Objective
Begin at the first line of the data and copy each line through the one containing "lsd_half = [0.105, 0.058]", that line included, with no pictures.

Supplied information
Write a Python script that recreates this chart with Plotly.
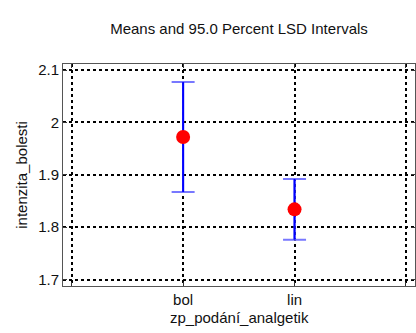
import plotly.graph_objects as go

categories = ["bol", "lin"]
cat_pos = [1, 2]
means = [1.972, 1.834]
lsd_half = [0.105, 0.058]

grid_x = [0, 1, 2, 3]
grid_x_text = ["", "bol", "lin", ""]
y_ticks = [1.7, 1.8, 1.9, 2.0, 2.1]
y_tick_text = ["1.7", "1.8", "1.9", "2", "2.1"]

FONT = "Liberation Sans, Arial, sans-serif"
TXT = "#111111"

fig = go.Figure()
# caps (light blue)
fig.add_trace(go.Scatter(
    x=cat_pos, y=means, mode="markers",
    marker=dict(size=1, color="rgba(0,0,0,0)"),
    error_y=dict(type="data", array=lsd_half, visible=True,
                 color="#7878ff", thickness=2, width=11.5),
    showlegend=False, hoverinfo="skip"))
# vertical line (blue)
fig.add_trace(go.Scatter(
    x=cat_pos, y=means, mode="markers",
    marker=dict(size=1, color="rgba(0,0,0,0)"),
    error_y=dict(type="data", array=lsd_half, visible=True,
                 color="#0000ff", thickness=2, width=0),
    showlegend=False, hoverinfo="skip"))
# means
fig.add_trace(go.Scatter(
    x=cat_pos, y=means, mode="markers",
    marker=dict(size=14, color="#ff0000"),
    showlegend=False))

axis_common = dict(
    showgrid=True, gridcolor="black", gridwidth=1.5, griddash="dot",
    showline=True, linecolor="#555555", linewidth=1, mirror="ticks",
    ticks="inside", ticklen=4, tickcolor="#333333", tickwidth=1,
    zeroline=False, automargin=False,
    tickfont=dict(family=FONT, size=15, color=TXT),
)

fig.update_xaxes(
    range=[-0.078, 3.081], tickmode="array", tickvals=grid_x, ticktext=grid_x_text,
    **axis_common)
fig.update_yaxes(
    range=[1.6876, 2.1115], tickmode="array", tickvals=y_ticks, ticktext=y_tick_text,
    **axis_common)

fig.add_annotation(text="zp_podání_analgetik", xref="paper", yref="paper",
                   x=0.5, y=-0.14, xanchor="center", yanchor="middle",
                   showarrow=False, font=dict(family=FONT, size=15, color=TXT))
fig.add_annotation(text="intenzita_bolesti", xref="paper", yref="paper",
                   x=-0.12, y=0.5, xanchor="center", yanchor="middle", textangle=-90,
                   showarrow=False, font=dict(family=FONT, size=15, color=TXT))

fig.update_layout(
    width=416, height=333,
    margin=dict(l=63, r=1, t=64, b=47),
    paper_bgcolor="white", plot_bgcolor="white",
    title=dict(text="Means and 95.0 Percent LSD Intervals",
               font=dict(family=FONT, size=15, color=TXT),
               x=0.5745, xref="container", xanchor="center", y=0.915, yanchor="middle"),
)

fig.write_html("out.html", config={"displayModeBar": False},
               post_script="document.body.style.margin='0';")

Answer to the exercise
Write a Python script that recreates this chart with Plotly.
import plotly.graph_objects as go

categories = ["bol", "lin"]
cat_pos = [1, 2]
means = [1.972, 1.834]
lsd_half = [0.105, 0.058]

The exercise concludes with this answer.